RECORDED INFORMATION
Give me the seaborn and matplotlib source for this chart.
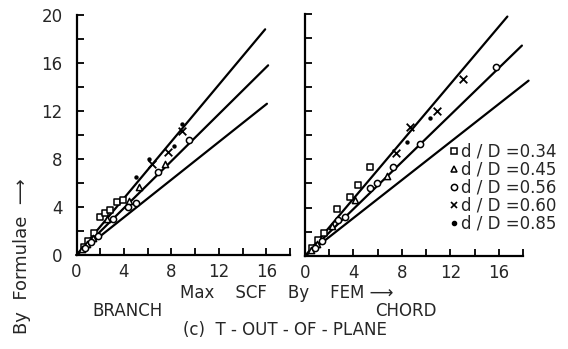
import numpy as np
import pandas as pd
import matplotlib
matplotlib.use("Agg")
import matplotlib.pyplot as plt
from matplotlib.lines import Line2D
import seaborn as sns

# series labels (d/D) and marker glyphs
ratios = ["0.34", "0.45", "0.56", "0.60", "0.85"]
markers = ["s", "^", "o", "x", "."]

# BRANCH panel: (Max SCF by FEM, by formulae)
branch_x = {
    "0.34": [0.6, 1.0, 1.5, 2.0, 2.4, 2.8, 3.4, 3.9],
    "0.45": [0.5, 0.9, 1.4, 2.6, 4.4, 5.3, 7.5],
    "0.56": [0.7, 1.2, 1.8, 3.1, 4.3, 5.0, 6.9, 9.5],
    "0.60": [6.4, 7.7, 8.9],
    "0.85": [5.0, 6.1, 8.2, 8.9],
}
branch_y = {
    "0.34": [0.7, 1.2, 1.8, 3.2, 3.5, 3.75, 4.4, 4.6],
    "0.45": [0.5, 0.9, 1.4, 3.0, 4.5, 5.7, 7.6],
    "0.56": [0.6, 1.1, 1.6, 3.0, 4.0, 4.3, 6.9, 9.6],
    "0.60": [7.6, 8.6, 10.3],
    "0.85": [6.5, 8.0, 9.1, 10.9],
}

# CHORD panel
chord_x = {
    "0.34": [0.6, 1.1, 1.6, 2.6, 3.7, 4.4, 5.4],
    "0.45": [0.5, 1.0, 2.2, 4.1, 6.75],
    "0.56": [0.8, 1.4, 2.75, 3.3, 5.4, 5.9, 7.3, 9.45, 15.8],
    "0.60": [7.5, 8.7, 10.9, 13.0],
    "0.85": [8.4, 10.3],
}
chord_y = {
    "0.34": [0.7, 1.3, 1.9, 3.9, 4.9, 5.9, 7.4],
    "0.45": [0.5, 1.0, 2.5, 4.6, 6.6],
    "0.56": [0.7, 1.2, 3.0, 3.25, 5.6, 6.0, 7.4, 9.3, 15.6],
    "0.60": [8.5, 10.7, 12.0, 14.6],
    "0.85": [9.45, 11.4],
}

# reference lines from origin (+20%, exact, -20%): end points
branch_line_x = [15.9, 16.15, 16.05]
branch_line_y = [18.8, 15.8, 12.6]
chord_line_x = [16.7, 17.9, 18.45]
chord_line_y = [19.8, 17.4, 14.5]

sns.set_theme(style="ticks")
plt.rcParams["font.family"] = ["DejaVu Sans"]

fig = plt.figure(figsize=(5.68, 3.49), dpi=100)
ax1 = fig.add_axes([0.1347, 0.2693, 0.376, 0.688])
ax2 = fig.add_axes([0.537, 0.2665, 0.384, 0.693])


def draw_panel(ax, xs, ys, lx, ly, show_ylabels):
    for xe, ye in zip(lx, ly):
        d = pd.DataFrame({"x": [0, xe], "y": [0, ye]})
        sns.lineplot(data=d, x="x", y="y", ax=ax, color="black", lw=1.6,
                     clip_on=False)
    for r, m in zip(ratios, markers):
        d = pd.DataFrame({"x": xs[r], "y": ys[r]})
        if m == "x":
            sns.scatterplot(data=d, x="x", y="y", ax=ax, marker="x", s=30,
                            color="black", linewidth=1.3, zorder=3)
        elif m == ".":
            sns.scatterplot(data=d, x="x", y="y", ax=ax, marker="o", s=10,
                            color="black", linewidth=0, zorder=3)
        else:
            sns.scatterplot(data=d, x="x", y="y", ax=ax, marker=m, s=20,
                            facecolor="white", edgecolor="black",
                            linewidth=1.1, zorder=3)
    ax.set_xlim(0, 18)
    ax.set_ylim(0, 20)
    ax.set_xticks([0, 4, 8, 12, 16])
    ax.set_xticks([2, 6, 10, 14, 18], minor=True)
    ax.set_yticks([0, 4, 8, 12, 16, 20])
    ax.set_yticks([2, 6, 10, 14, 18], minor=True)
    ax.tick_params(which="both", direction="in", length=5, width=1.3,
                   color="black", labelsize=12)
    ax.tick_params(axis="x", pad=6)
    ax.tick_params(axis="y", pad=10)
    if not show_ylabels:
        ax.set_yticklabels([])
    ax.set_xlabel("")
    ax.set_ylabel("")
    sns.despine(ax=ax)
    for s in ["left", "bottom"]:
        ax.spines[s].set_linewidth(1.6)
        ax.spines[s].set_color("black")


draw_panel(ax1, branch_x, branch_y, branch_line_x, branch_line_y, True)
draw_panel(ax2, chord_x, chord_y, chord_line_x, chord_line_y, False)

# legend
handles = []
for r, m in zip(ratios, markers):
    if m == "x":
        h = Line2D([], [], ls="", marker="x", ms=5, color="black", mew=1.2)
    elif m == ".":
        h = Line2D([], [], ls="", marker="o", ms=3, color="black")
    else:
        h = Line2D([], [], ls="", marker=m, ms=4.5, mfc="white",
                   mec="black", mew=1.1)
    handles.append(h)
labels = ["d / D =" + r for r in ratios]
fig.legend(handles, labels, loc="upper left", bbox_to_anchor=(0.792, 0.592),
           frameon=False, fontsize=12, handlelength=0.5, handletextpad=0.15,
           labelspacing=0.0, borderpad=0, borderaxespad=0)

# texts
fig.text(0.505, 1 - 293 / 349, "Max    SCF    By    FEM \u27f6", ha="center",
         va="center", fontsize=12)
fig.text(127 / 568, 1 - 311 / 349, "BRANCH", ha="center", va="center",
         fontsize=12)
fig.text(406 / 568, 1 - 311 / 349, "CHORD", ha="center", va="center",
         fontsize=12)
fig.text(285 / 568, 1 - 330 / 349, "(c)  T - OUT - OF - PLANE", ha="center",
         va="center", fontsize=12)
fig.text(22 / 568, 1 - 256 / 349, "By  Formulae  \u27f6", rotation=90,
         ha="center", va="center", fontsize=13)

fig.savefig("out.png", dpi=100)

REQUIREMENT
Copy out each line exactly, without the pictures.

CORRECT RESULT
Give me the seaborn and matplotlib source for this chart.
import numpy as np
import pandas as pd
import matplotlib
matplotlib.use("Agg")
import matplotlib.pyplot as plt
from matplotlib.lines import Line2D
import seaborn as sns

# series labels (d/D) and marker glyphs
ratios = ["0.34", "0.45", "0.56", "0.60", "0.85"]
markers = ["s", "^", "o", "x", "."]

# BRANCH panel: (Max SCF by FEM, by formulae)
branch_x = {
    "0.34": [0.6, 1.0, 1.5, 2.0, 2.4, 2.8, 3.4, 3.9],
    "0.45": [0.5, 0.9, 1.4, 2.6, 4.4, 5.3, 7.5],
    "0.56": [0.7, 1.2, 1.8, 3.1, 4.3, 5.0, 6.9, 9.5],
    "0.60": [6.4, 7.7, 8.9],
    "0.85": [5.0, 6.1, 8.2, 8.9],
}
branch_y = {
    "0.34": [0.7, 1.2, 1.8, 3.2, 3.5, 3.75, 4.4, 4.6],
    "0.45": [0.5, 0.9, 1.4, 3.0, 4.5, 5.7, 7.6],
    "0.56": [0.6, 1.1, 1.6, 3.0, 4.0, 4.3, 6.9, 9.6],
    "0.60": [7.6, 8.6, 10.3],
    "0.85": [6.5, 8.0, 9.1, 10.9],
}

# CHORD panel
chord_x = {
    "0.34": [0.6, 1.1, 1.6, 2.6, 3.7, 4.4, 5.4],
    "0.45": [0.5, 1.0, 2.2, 4.1, 6.75],
    "0.56": [0.8, 1.4, 2.75, 3.3, 5.4, 5.9, 7.3, 9.45, 15.8],
    "0.60": [7.5, 8.7, 10.9, 13.0],
    "0.85": [8.4, 10.3],
}
chord_y = {
    "0.34": [0.7, 1.3, 1.9, 3.9, 4.9, 5.9, 7.4],
    "0.45": [0.5, 1.0, 2.5, 4.6, 6.6],
    "0.56": [0.7, 1.2, 3.0, 3.25, 5.6, 6.0, 7.4, 9.3, 15.6],
    "0.60": [8.5, 10.7, 12.0, 14.6],
    "0.85": [9.45, 11.4],
}

# reference lines from origin (+20%, exact, -20%): end points
branch_line_x = [15.9, 16.15, 16.05]
branch_line_y = [18.8, 15.8, 12.6]
chord_line_x = [16.7, 17.9, 18.45]
chord_line_y = [19.8, 17.4, 14.5]

sns.set_theme(style="ticks")
plt.rcParams["font.family"] = ["DejaVu Sans"]

fig = plt.figure(figsize=(5.68, 3.49), dpi=100)
ax1 = fig.add_axes([0.1347, 0.2693, 0.376, 0.688])
ax2 = fig.add_axes([0.537, 0.2665, 0.384, 0.693])


def draw_panel(ax, xs, ys, lx, ly, show_ylabels):
    for xe, ye in zip(lx, ly):
        d = pd.DataFrame({"x": [0, xe], "y": [0, ye]})
        sns.lineplot(data=d, x="x", y="y", ax=ax, color="black", lw=1.6,
                     clip_on=False)
    for r, m in zip(ratios, markers):
        d = pd.DataFrame({"x": xs[r], "y": ys[r]})
        if m == "x":
            sns.scatterplot(data=d, x="x", y="y", ax=ax, marker="x", s=30,
                            color="black", linewidth=1.3, zorder=3)
        elif m == ".":
            sns.scatterplot(data=d, x="x", y="y", ax=ax, marker="o", s=10,
                            color="black", linewidth=0, zorder=3)
        else:
            sns.scatterplot(data=d, x="x", y="y", ax=ax, marker=m, s=20,
                            facecolor="white", edgecolor="black",
                            linewidth=1.1, zorder=3)
    ax.set_xlim(0, 18)
    ax.set_ylim(0, 20)
    ax.set_xticks([0, 4, 8, 12, 16])
    ax.set_xticks([2, 6, 10, 14, 18], minor=True)
    ax.set_yticks([0, 4, 8, 12, 16, 20])
    ax.set_yticks([2, 6, 10, 14, 18], minor=True)
    ax.tick_params(which="both", direction="in", length=5, width=1.3,
                   color="black", labelsize=12)
    ax.tick_params(axis="x", pad=6)
    ax.tick_params(axis="y", pad=10)
    if not show_ylabels:
        ax.set_yticklabels([])
    ax.set_xlabel("")
    ax.set_ylabel("")
    sns.despine(ax=ax)
    for s in ["left", "bottom"]:
        ax.spines[s].set_linewidth(1.6)
        ax.spines[s].set_color("black")


draw_panel(ax1, branch_x, branch_y, branch_line_x, branch_line_y, True)
draw_panel(ax2, chord_x, chord_y, chord_line_x, chord_line_y, False)

# legend
handles = []
for r, m in zip(ratios, markers):
    if m == "x":
        h = Line2D([], [], ls="", marker="x", ms=5, color="black", mew=1.2)
    elif m == ".":
        h = Line2D([], [], ls="", marker="o", ms=3, color="black")
    else:
        h = Line2D([], [], ls="", marker=m, ms=4.5, mfc="white",
                   mec="black", mew=1.1)
    handles.append(h)
labels = ["d / D =" + r for r in ratios]
fig.legend(handles, labels, loc="upper left", bbox_to_anchor=(0.792, 0.592),
           frameon=False, fontsize=12, handlelength=0.5, handletextpad=0.15,
           labelspacing=0.0, borderpad=0, borderaxespad=0)

# texts
fig.text(0.505, 1 - 293 / 349, "Max    SCF    By    FEM \u27f6", ha="center",
         va="center", fontsize=12)
fig.text(127 / 568, 1 - 311 / 349, "BRANCH", ha="center", va="center",
         fontsize=12)
fig.text(406 / 568, 1 - 311 / 349, "CHORD", ha="center", va="center",
         fontsize=12)
fig.text(285 / 568, 1 - 330 / 349, "(c)  T - OUT - OF - PLANE", ha="center",
         va="center", fontsize=12)
fig.text(22 / 568, 1 - 256 / 349, "By  Formulae  \u27f6", rotation=90,
         ha="center", va="center", fontsize=13)

fig.savefig("out.png", dpi=100)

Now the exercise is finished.